HD-DVD also seems to bitrot very quickly. Had a friend buy a bunch of them cheaply from blockbuster and hollywood video when they went under...DVDs and blu-rays are still fine, almost all the HD-DVDs are unreadable now.
 
HD-DVD also seems to bitrot very quickly. Had a friend buy a bunch of them cheaply from blockbuster and hollywood video when they went under...DVDs and blu-rays are still fine, almost all the HD-DVDs are unreadable now.

The bit rot problem was super prevalent with "Flippy" disks (HD-DVDs that were HD-DVD on one side and DVD on the other) and pretty much any HD-DVD (and a LOT of DVDs as well) made by Warner Brothers.
 
I loved HD-DVD but I got burned hard. Probably had at least 50 discs, some of them imported for like $50 a pop.

My Toshiba stand-alone HD-DVD player hasn't been used in years, but I imaged all of my HD-DVDs using the XBOX-360 HD-DVD drive on my PC. I later acquired the Blu-Ray/HD-DVD/DVD reader drive I use now, but it has only ever been called to read one HD-DVD ever.

I ran into a few HD-DVDs that just did not work, all Warner Brothers releases. Reading on the internet showed this was a widespread problem with their releases, so I called them and they said my disks were out of warranty but as a courtesy, they would replace 1 (and only 1) of my defective HD-DVD products. So I got them to replace my defective Matrix Trilogy HD-DVD boxed set - they replaced it with the Blu-Ray boxed set.

I only lost a handful of disks that I had to replace myself (most notably a few of the Harry Potter movies).
 
Yeah, I just sold on ebay my Xbox drive and all the HD-DVDs, I think I got like $250. Not a great recoup, but it was a few years after HD-DVD died so I was happy to get something.

I've since bought the movies I really liked on Blu-Ray (Matrix trilogy, etc.) and I have a decent Blu-Ray collection now.

I also bought a stand-alone Blu-Ray player for my projector (it's a Sony model, but from like 10 years ago). I've noticed the newer players don't support 3D Blu-Ray anymore (PS5, some 4K players) and I still have a bunch of 3D Blu-Rays I want to watch.
 
I have a DVD burner in my tech bag if for some odd reason I need it.
I replaced my 12.5mm ODD with a 12.5mm high 1.5TB spinner in a HDD caddy years ago in a past laptop.
The laptop I'm plannig on getting doesn't have one, just 2 m.2s and a 2.5 SATA bay.
 
I still have a BluRay/DVD burner in my PC, but my next build will not.

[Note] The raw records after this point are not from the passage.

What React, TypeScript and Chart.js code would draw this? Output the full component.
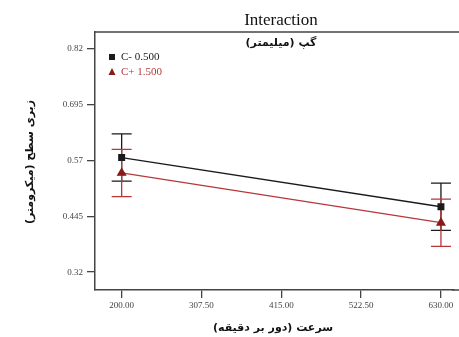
import React, { useEffect, useRef } from "react";
import { Chart, registerables } from "chart.js";

Chart.register(...registerables);

const speeds = [200, 630];
const lowGap = [0.5767, 0.4665];
const highGap = [0.5422, 0.4307];
const lowErr = [0.053, 0.053];
const highErr = [0.053, 0.053];
const xTicks = [200, 307.5, 415, 522.5, 630];
const yTicks = [0.32, 0.445, 0.57, 0.695, 0.82];
const seriesLabels = ["C- 0.500", "C+ 1.500"];
const titleText = "Interaction";
const subTitleText = "گپ (میلیمتر)";
const xTitle = "سرعت (دور بر دقیقه)";
const yTitle = "زبری سطح (میکرومتر)";

const BLACK = "#1a1a1a";
const RED = "#b8373a";
const DARKRED = "#8a1a1a";

export default function App() {
  const ref = useRef<HTMLCanvasElement>(null);
  useEffect(() => {
    document.body.style.margin = "0";
    document.body.style.background = "#fff";
    const errors = [lowErr, highErr];
    const errColors = [BLACK, RED];
    const plugin = {
      id: "custom",
      beforeDatasetsDraw(chart: any) {
        const ctx = chart.ctx;
        const xs = chart.scales.x;
        const ys = chart.scales.y;
        chart.data.datasets.forEach((ds: any, i: number) => {
          ctx.save();
          ctx.strokeStyle = errColors[i];
          ctx.lineWidth = 1.3;
          ds.data.forEach((p: any, j: number) => {
            const px = xs.getPixelForValue(p.x);
            const top = ys.getPixelForValue(p.y + errors[i][j]);
            const bot = ys.getPixelForValue(p.y - errors[i][j]);
            ctx.beginPath();
            ctx.moveTo(px, top);
            ctx.lineTo(px, bot);
            ctx.moveTo(px - 10, top);
            ctx.lineTo(px + 10, top);
            ctx.moveTo(px - 10, bot);
            ctx.lineTo(px + 10, bot);
            ctx.stroke();
          });
          ctx.restore();
        });
      },
      afterDraw(chart: any) {
        const ctx = chart.ctx;
        const a = chart.chartArea;
        const xs = chart.scales.x;
        ctx.save();
        ctx.strokeStyle = "#444";
        ctx.lineWidth = 1.5;
        ctx.beginPath();
        ctx.moveTo(a.left, a.top);
        ctx.lineTo(chart.width, a.top);
        ctx.moveTo(a.right - 1, a.bottom);
        ctx.lineTo(chart.width, a.bottom);
        ctx.stroke();
        ctx.fillStyle = "#444";
        ctx.textAlign = "center";
        ctx.textBaseline = "middle";
        ctx.font = "9px 'Liberation Serif', serif";
        xTicks.forEach((v) => {
          ctx.fillText(v.toFixed(2), xs.getPixelForValue(v), a.bottom + 16);
        });
        const cx = 281;
        ctx.fillStyle = "#111";
        ctx.font = "17px 'Liberation Serif', serif";
        ctx.fillText(titleText, cx, 21);
        ctx.font = "bold 11px 'DejaVu Sans', sans-serif";
        ctx.fillText(subTitleText, cx, 43);
        ctx.fillText(xTitle, 273, 328);
        ctx.save();
        ctx.translate(30, 162);
        ctx.rotate(-Math.PI / 2);
        ctx.fillText(yTitle, 0, 0);
        ctx.restore();
        ctx.textAlign = "left";
        ctx.font = "11px 'Liberation Serif', serif";
        ctx.fillStyle = BLACK;
        ctx.fillRect(109, 54, 6, 6);
        ctx.fillText(seriesLabels[0], 121, 57);
        ctx.fillStyle = DARKRED;
        ctx.beginPath();
        ctx.moveTo(112, 68);
        ctx.lineTo(115.5, 75);
        ctx.lineTo(108.5, 75);
        ctx.closePath();
        ctx.fill();
        ctx.fillStyle = RED;
        ctx.fillText(seriesLabels[1], 121, 72);
        ctx.restore();
      },
    };
    const chart = new Chart(ref.current!, {
      type: "line",
      data: {
        datasets: [
          {
            label: seriesLabels[0],
            data: speeds.map((s, i) => ({ x: s, y: lowGap[i] })),
            borderColor: BLACK,
            backgroundColor: BLACK,
            borderWidth: 1.3,
            pointStyle: "rect",
            pointRadius: 4,
          },
          {
            label: seriesLabels[1],
            data: speeds.map((s, i) => ({ x: s, y: highGap[i] })),
            borderColor: RED,
            backgroundColor: DARKRED,
            pointBorderColor: DARKRED,
            borderWidth: 1.3,
            pointStyle: "triangle",
            pointRadius: 4.5,
          },
        ],
      },
      options: {
        responsive: false,
        animation: false,
        layout: { padding: { top: 32, left: 0, right: 0, bottom: 0 } },
        plugins: {
          legend: { display: false },
          tooltip: { enabled: false },
          title: { display: false },
        },
        scales: {
          x: {
            type: "linear",
            min: 164.1,
            max: 646.5,
            afterBuildTicks: (s: any) => {
              s.ticks = xTicks.map((v) => ({ value: v }));
            },
            afterFit: (s: any) => {
              s.height = 47;
            },
            grid: { drawOnChartArea: false, drawTicks: true, tickLength: 8, color: "#444", lineWidth: 1.3 },
            border: { display: true, color: "#444", width: 1.5 },
            ticks: { display: false },
          },
          y: {
            type: "linear",
            min: 0.28,
            max: 0.858,
            afterBuildTicks: (s: any) => {
              s.ticks = yTicks.map((v) => ({ value: v }));
            },
            afterFit: (s: any) => {
              s.width = 95;
            },
            grid: { drawOnChartArea: false, drawTicks: true, tickLength: 8, color: "#444", lineWidth: 1.3 },
            border: { display: true, color: "#444", width: 1.5 },
            ticks: {
              color: "#444",
              font: { family: "'Liberation Serif', serif", size: 9 },
              padding: 4,
              callback: (v: any) => String(Number(v)),
            },
          },
        },
      },
      plugins: [plugin],
    } as any);
    return () => chart.destroy();
  }, []);
  return <canvas ref={ref} width={459} height={337} style={{ display: "block" }} />;
}
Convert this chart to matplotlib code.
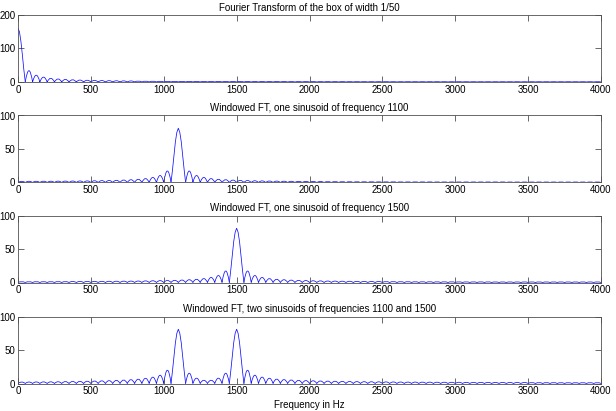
import matplotlib
matplotlib.use('Agg')
import matplotlib.pyplot as plt
from matplotlib.path import Path
from matplotlib.patches import PathPatch

# zeros of every spectrum fall on a 50 Hz grid (box of width 1/50 s)
cell_hz = 50
freq_ticks = [0, 500, 1000, 1500, 2000, 2500, 3000, 3500, 4000]

# peak height of the lobe in each 50 Hz cell, 0..4000 Hz (None = main lobe)
box_lobes = [None,
    34.0, 20.4, 14.6, 11.3, 9.3, 7.9, 6.8, 6.0, 5.4, 4.9,
    4.4, 4.1, 3.8, 3.5, 3.3, 3.1, 2.9, 2.8, 2.6, 2.5,
    2.4, 2.3, 2.2, 2.1, 2.0, 2.0, 1.9, 1.8, 1.8, 1.7,
    1.7, 1.6, 1.6, 1.5, 1.5, 1.5, 1.4, 1.4, 1.4, 1.4,
    1.3, 1.3, 1.3, 1.3, 1.2, 1.2, 1.2, 1.2, 1.2, 1.2,
    1.1, 1.1, 1.1, 1.1, 1.1, 1.1, 1.1, 1.1, 1.1, 1.1,
    1.0, 1.0, 1.0, 1.0, 1.0, 1.0, 1.0, 1.0, 1.0, 1.0,
    1.0, 1.0, 1.0, 1.0, 1.0, 1.0, 1.0, 1.0, 1.0]
box_main_freq = [0, 10, 20, 30, 40, 50]
box_main_mag = [160, 150, 121, 81, 37, 0]

sin1100_lobes = [
    1.8, 1.9, 1.9, 2.0, 2.0, 2.1, 2.2, 2.3, 2.4, 2.5,
    2.7, 2.9, 3.1, 3.4, 3.8, 4.3, 5.0, 6.0, 7.6, 10.5,
    17.3, None, None,
    17.3, 10.5, 7.6, 6.0, 5.0, 4.3, 3.7, 3.3, 3.0, 2.7,
    2.5, 2.3, 2.2, 2.0, 1.9, 1.8, 1.7, 1.6, 1.6, 1.5,
    1.5, 1.4, 1.4, 1.3, 1.3, 1.3, 1.2, 1.2, 1.2, 1.1,
    1.1, 1.1, 1.1, 1.1, 1.0, 1.0, 1.0, 1.0, 1.0, 1.0,
    1.0, 1.0, 1.0, 1.0, 0.9, 0.9, 0.9, 0.9, 0.9, 0.9,
    0.9, 0.9, 0.9, 0.9, 0.9, 0.9, 0.9]

sin1500_lobes = [
    1.3, 1.3, 1.4, 1.4, 1.4, 1.5, 1.5, 1.6, 1.6, 1.7,
    1.7, 1.8, 1.9, 2.0, 2.1, 2.2, 2.3, 2.5, 2.7, 2.9,
    3.1, 3.4, 3.8, 4.3, 5.0, 6.0, 7.6, 10.5, 17.3,
    None, None,
    17.3, 10.5, 7.6, 6.0, 5.0, 4.3, 3.7, 3.3, 3.0, 2.7,
    2.5, 2.3, 2.2, 2.0, 1.9, 1.8, 1.7, 1.6, 1.6, 1.5,
    1.5, 1.4, 1.4, 1.3, 1.3, 1.3, 1.2, 1.2, 1.2, 1.1,
    1.1, 1.1, 1.1, 1.1, 1.0, 1.0, 1.0, 1.0, 1.0, 1.0,
    1.0, 1.0, 1.0, 1.0, 1.0, 1.0, 1.0, 1.0, 1.0]

two_sin_lobes = [
    2.2, 2.3, 2.4, 2.5, 2.6, 2.7, 2.9, 3.1, 3.3, 3.5,
    3.8, 4.1, 4.4, 4.8, 5.3, 5.9, 6.7, 7.8, 9.5, 12.5,
    20.0, None, None,
    15.5, 8.0, 5.0, 5.0, 8.0, 15.5,
    None, None,
    20.0, 12.5, 9.6, 7.9, 6.8, 6.0, 5.4, 4.9, 4.5, 4.2,
    3.9, 3.7, 3.5, 3.3, 3.1, 2.9, 2.8, 2.7, 2.6, 2.5,
    2.4, 2.3, 2.2, 2.2, 2.1, 2.1, 2.0, 2.0, 1.9, 1.9,
    1.8, 1.8, 1.8, 1.7, 1.7, 1.7, 1.6, 1.6, 1.6, 1.5,
    1.5, 1.5, 1.5, 1.4, 1.4, 1.4, 1.4, 1.4, 1.4]

# main lobe of a windowed sinusoid, offsets from its centre frequency
peak_offset = [-50, -40, -30, -20, -10, 0, 10, 20, 30, 40, 50]
peak_mag = [0, 19, 40, 61, 75, 81, 75, 61, 40, 19, 0]

panels = [
    ('Fourier Transform of the box of width 1/50', box_lobes, [], 200, [0, 100, 200]),
    ('Windowed FT, one sinusoid of frequency 1100', sin1100_lobes, [1100], 100, [0, 50, 100]),
    ('Windowed FT, one sinusoid of frequency 1500', sin1500_lobes, [1500], 100, [0, 50, 100]),
    ('Windowed FT, two sinusoids of frequencies 1100 and 1500', two_sin_lobes, [1100, 1500], 100, [0, 50, 100]),
]

blue = '#1010ff'
edge = '#505050'
lw = 0.55
plt.rcParams['font.family'] = ['Liberation Sans', 'DejaVu Sans']

fig = plt.figure(figsize=(6.16, 4.11), dpi=100)
W, H = 616.0, 411.0
tops = [15, 115.5, 215.5, 316.5]
for k, (title, lobes, centres, ymax, yt) in enumerate(panels):
    top = tops[k]
    ax = fig.add_axes([18 / W, 1 - (top + 67) / H, 583 / W, 67 / H])

    # each side lobe as a parabolic arch between two zeros
    verts, codes = [], []
    for j, p in enumerate(lobes):
        if p is None:
            continue
        x0 = j * cell_hz
        verts += [(x0, 0), (x0 + cell_hz / 2, 2 * p), (x0 + cell_hz, 0)]
        codes += [Path.MOVETO, Path.CURVE3, Path.CURVE3]
    ax.add_patch(PathPatch(Path(verts, codes), fill=False, edgecolor=blue, lw=lw))

    if k == 0:
        ax.plot(box_main_freq, box_main_mag, color=blue, lw=lw)
    for c in centres:
        ax.plot([c + o for o in peak_offset], peak_mag, color=blue, lw=lw)

    ax.set_xlim(0, 4000)
    ax.set_ylim(0, ymax)
    ax.set_xticks(freq_ticks)
    ax.set_yticks(yt)
    ax.tick_params(direction='in', top=True, right=True, length=4, width=0.6,
                   labelsize=7, pad=2, colors=edge, labelcolor='black')
    for s in ax.spines.values():
        s.set_color(edge)
        s.set_linewidth(0.6)
    ax.set_title(title, fontsize=7, pad=3)
    if k == 3:
        ax.set_xlabel('Frequency in Hz', fontsize=7, labelpad=3)

fig.savefig('out.png', dpi=100)
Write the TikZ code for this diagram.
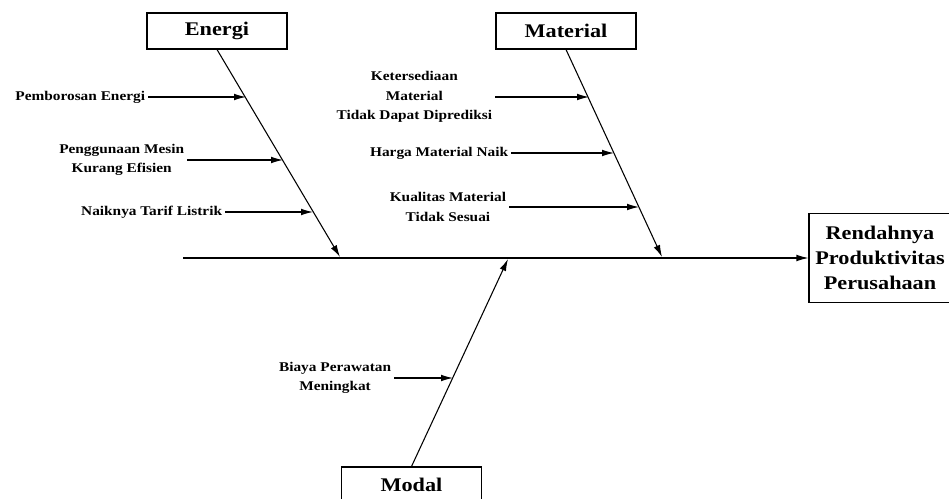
\documentclass[tikz,border=0pt]{standalone}
\usepackage{fontspec}
\setmainfont[FakeStretch=1.15]{Liberation Serif}
\usetikzlibrary{arrows.meta}

\begin{document}
\begin{tikzpicture}[x=0.75pt,y=-0.75pt]
        \tikzstyle{catbox}=[draw,line width=0.8pt,minimum width=105pt,minimum height=27pt,inner sep=0pt,font=\fontsize{14.5}{19}\selectfont\bfseries]
        \tikzstyle{cause}=[anchor=east,align=center,inner sep=2pt,font=\fontsize{10}{14.5}\selectfont\bfseries]
        \tikzstyle{bone}=[line width=0.8pt,-{Latex[length=9pt,width=5pt]}]
        \useasboundingbox (0,0) rectangle (949,499);

        \node[catbox] (energi) at (217,31) {Energi};
        \node[catbox] (material) at (566,31) {Material};
        \node[catbox] (modal) at (411.5,485) {Modal};
        \node[catbox,minimum width=106.5pt,minimum height=66.75pt,align=center] (effect) at (880,258) {Rendahnya\\Produktivitas\\Perusahaan};

        % spine and bones
        \coordinate (tail) at (183,258);
        \coordinate (etip) at (340,257);
        \coordinate (mtip) at (662,257);
        \coordinate (otip) at (508,259);
        \draw[bone] (tail) -- (tail -| effect.west);
        \draw[bone] (energi.south) -- (etip);
        \draw[bone] (material.south) -- (mtip);
        \draw[bone] (modal.north) -- (otip);

        \foreach \n/\x/\y/\hx/\txt in {
            boros/148/97/246/{Pemborosan Energi},
            mesin/187/160/283/{Penggunaan Mesin\\Kurang Efisien},
            tarif/225/212/313/{Naiknya Tarif Listrik},
            sedia/495/97/589/{Ketersediaan\\Material\\Tidak Dapat Diprediksi},
            harga/511/153/614/{Harga Material Naik},
            mutu/509/207/639/{Kualitas Material\\Tidak Sesuai},
            rawat/394/378/453/{Biaya Perawatan\\Meningkat}}{
          \node[cause] (\n) at (\x,\y) {\txt};
          \coordinate (\n-h) at (\hx,\y);
          \draw[bone] (\n.east) -- (\n-h);
        }
      \end{tikzpicture}
\end{document}
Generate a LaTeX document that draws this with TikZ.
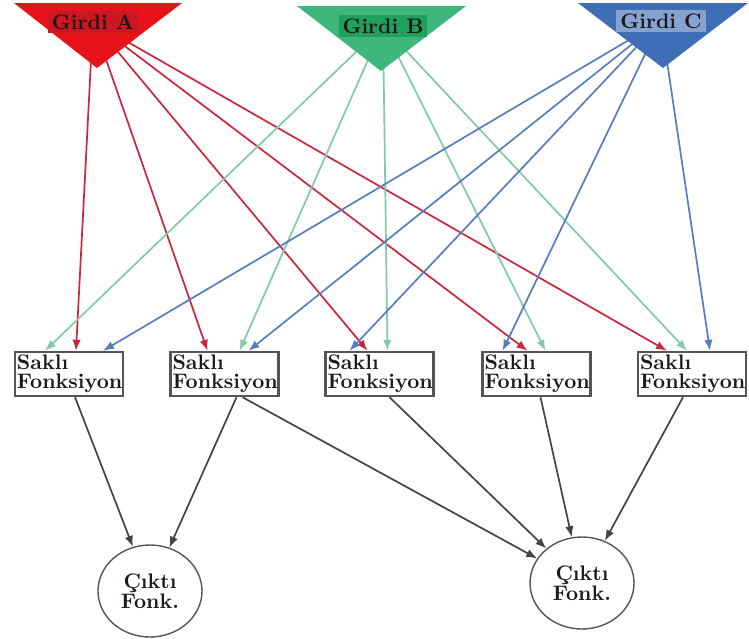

It is SATA, and I have a SATA/IDE to USB converter, so I figure if I need it in my next build for anything at all, there I go for those rare use cases.

I'm not sure I have ever used it to install anything on my gaming PC in all these years, but I have used it to burn all of our vacation photos and videos to blueray's for backup beyond my storage HDD. I have used it to burn a few ISOs as well for some older PCs I have.

Hell, my cars do not even have CD players anymore, it's all Satellite, USB, Android Auto Apps and Bluetooth anymore! lol. All the music I used to play while driving is simply on a really large USB drive now sitting in the car.
 
The promise of Optical Media is that if you take care of it, it is effectively immortal, making it an excellent long-term storage solution on paper. The reality of it is, that as demand for optical media has decreased, the quality of optical media has ALSO decreased, and low quality optical media... degrades (sometimes quickly).
 
The promise of Optical Media is that if you take care of it, it is effectively immortal, making it an excellent long-term storage solution on paper. The reality of it is, that as demand for optical media has decreased, the quality of optical media has ALSO decreased, and low quality optical media... degrades (sometimes quickly).
I don't know for you guys, but I've mostly always bought Verbatim and never had a single reading issue several years later.
 
I still use optical media often. I always buy movies and music on optical media so that I always have them. I saw some stories about people losing access to movies and such from streaming services so I find owning physical media the safest bet. I use an optical drive, a Pioneer 212U to rip lossless audio to my computer and then to other devices. I even have a Teac FD505 3.5"/5.25" combo floppy disk drive for my computer for some truly retro action.